══ Dataset

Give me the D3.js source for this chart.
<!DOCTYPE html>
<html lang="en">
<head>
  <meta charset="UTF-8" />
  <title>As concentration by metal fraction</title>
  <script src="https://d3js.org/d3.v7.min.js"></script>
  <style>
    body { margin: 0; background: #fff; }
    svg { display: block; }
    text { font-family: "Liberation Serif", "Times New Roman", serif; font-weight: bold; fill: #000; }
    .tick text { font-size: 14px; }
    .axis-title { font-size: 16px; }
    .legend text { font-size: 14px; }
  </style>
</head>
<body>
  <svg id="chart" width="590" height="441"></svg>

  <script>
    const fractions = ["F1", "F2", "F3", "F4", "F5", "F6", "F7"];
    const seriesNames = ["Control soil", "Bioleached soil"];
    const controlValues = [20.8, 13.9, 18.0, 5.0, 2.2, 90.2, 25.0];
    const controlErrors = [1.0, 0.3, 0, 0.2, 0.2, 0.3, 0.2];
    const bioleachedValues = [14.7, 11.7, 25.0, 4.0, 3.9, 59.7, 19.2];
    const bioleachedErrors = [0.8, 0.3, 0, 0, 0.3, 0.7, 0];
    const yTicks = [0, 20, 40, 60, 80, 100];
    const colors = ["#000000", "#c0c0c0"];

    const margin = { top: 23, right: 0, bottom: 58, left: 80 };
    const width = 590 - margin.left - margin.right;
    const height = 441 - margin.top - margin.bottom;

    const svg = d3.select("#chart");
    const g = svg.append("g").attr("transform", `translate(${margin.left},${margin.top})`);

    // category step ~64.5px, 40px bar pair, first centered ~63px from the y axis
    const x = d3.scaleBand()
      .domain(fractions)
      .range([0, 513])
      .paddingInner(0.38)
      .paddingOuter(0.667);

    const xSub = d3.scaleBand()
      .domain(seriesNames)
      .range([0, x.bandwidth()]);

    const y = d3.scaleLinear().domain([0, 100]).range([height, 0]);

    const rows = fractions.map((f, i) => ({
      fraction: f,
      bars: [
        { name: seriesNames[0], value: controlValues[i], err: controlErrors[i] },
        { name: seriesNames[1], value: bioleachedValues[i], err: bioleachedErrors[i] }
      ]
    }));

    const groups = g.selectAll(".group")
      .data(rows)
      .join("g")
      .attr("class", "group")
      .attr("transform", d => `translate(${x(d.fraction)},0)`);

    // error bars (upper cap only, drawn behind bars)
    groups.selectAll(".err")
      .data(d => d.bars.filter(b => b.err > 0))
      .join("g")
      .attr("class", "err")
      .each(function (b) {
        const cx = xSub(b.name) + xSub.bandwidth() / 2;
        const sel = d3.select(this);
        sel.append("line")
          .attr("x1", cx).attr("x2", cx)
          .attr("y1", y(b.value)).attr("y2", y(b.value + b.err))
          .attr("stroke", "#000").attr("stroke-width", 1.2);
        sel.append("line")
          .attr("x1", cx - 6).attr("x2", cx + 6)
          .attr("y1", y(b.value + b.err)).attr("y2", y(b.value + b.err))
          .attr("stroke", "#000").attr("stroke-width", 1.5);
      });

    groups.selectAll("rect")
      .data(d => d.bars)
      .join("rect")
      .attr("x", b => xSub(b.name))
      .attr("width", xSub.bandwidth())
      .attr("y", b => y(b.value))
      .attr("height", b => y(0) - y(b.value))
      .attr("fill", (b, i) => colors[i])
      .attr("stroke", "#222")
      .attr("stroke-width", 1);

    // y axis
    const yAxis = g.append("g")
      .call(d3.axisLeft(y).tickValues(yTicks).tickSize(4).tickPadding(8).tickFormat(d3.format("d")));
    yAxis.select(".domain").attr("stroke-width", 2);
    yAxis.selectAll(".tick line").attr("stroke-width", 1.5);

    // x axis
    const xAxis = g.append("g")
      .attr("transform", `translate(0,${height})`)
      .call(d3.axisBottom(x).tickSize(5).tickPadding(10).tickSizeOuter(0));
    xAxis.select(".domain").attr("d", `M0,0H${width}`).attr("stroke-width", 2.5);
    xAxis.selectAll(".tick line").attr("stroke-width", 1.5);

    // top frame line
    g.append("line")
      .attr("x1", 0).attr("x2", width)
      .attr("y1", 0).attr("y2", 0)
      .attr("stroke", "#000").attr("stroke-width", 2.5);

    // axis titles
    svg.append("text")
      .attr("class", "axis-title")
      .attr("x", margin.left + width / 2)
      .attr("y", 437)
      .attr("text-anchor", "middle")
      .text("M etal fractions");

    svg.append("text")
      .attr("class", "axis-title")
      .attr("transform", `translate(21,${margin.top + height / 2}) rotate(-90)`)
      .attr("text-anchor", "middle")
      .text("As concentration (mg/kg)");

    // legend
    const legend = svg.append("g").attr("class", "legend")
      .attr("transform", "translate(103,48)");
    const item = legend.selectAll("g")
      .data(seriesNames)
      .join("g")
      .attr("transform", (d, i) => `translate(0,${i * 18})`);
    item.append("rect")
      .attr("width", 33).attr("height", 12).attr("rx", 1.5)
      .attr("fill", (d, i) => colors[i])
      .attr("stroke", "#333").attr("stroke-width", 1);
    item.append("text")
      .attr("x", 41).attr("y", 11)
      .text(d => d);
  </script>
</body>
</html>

════
══ Dataset

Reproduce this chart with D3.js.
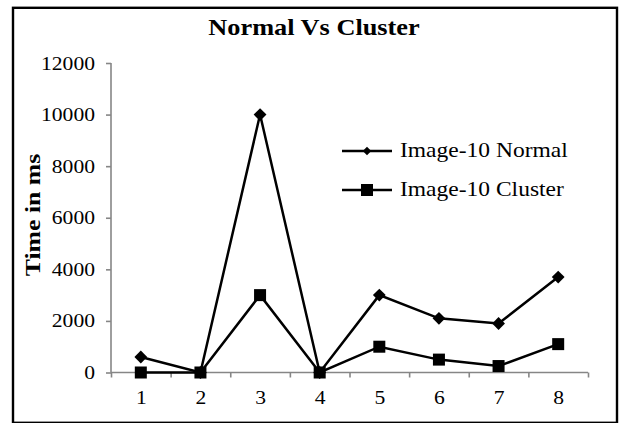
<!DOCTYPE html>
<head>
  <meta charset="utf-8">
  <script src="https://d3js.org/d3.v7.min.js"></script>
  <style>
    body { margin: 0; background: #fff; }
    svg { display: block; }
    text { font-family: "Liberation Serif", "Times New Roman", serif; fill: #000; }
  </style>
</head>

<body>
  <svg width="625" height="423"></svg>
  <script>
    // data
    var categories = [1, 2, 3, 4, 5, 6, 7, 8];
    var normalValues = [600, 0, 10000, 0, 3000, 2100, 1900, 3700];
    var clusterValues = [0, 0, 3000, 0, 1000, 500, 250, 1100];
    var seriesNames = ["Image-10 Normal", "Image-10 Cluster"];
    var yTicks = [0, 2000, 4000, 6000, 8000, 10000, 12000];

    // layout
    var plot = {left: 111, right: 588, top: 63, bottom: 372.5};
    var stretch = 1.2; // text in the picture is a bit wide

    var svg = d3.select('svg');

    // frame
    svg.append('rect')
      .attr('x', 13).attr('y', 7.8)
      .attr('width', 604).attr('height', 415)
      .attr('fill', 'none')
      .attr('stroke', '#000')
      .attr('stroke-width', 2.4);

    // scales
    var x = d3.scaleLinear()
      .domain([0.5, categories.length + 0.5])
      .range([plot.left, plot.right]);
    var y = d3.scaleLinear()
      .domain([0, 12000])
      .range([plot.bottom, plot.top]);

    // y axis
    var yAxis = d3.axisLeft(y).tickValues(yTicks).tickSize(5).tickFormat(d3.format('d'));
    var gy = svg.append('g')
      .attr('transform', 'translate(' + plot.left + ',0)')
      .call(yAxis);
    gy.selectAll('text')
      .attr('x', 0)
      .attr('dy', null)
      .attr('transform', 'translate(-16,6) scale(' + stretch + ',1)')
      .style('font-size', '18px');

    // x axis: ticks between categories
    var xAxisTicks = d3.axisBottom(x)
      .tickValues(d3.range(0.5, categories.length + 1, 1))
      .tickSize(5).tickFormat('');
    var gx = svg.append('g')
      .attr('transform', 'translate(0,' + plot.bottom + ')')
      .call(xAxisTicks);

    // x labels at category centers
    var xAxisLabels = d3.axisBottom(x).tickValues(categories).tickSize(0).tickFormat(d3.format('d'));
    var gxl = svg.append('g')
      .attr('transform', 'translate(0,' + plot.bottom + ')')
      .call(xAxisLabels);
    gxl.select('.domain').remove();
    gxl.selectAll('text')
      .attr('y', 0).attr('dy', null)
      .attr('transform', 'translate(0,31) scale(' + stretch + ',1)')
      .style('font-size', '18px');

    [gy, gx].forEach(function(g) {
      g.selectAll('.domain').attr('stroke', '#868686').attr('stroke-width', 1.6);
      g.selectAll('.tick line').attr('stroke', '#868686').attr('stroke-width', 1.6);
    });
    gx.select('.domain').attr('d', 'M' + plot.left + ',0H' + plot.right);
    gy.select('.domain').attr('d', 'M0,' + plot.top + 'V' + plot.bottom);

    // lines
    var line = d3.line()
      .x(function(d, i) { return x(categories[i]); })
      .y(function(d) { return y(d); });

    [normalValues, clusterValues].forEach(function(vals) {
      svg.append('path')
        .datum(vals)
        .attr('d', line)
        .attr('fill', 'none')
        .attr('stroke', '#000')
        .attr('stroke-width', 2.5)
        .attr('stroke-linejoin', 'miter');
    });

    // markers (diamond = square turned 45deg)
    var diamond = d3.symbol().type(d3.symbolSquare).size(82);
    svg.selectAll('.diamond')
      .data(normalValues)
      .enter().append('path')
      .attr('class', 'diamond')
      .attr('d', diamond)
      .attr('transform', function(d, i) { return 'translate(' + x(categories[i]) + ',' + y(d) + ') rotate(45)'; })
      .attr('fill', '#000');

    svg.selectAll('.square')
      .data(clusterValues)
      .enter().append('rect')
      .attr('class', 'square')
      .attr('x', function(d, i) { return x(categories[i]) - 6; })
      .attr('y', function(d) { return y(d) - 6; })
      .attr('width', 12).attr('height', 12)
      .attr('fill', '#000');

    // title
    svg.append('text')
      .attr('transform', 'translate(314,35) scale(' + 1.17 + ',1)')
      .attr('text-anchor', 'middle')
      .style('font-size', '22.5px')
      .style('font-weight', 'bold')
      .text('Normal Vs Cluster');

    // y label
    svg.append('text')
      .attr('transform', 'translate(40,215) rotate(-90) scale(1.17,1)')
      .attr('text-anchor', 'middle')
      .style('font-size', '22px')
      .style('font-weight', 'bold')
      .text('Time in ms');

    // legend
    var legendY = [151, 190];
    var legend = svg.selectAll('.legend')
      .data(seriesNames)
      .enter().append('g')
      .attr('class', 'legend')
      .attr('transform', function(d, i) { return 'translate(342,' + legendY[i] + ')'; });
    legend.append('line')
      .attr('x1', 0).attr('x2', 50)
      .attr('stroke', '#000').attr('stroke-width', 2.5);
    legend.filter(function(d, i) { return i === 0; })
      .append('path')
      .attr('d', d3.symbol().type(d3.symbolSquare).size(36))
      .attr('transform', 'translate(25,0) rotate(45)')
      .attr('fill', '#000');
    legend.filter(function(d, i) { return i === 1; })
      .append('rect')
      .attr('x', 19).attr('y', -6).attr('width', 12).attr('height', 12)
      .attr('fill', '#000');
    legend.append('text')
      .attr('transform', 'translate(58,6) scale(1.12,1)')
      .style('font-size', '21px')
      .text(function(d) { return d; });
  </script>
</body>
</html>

════

Using the listing, say how many lines include the word "chart", and add nothing else.

- _Final answer_
4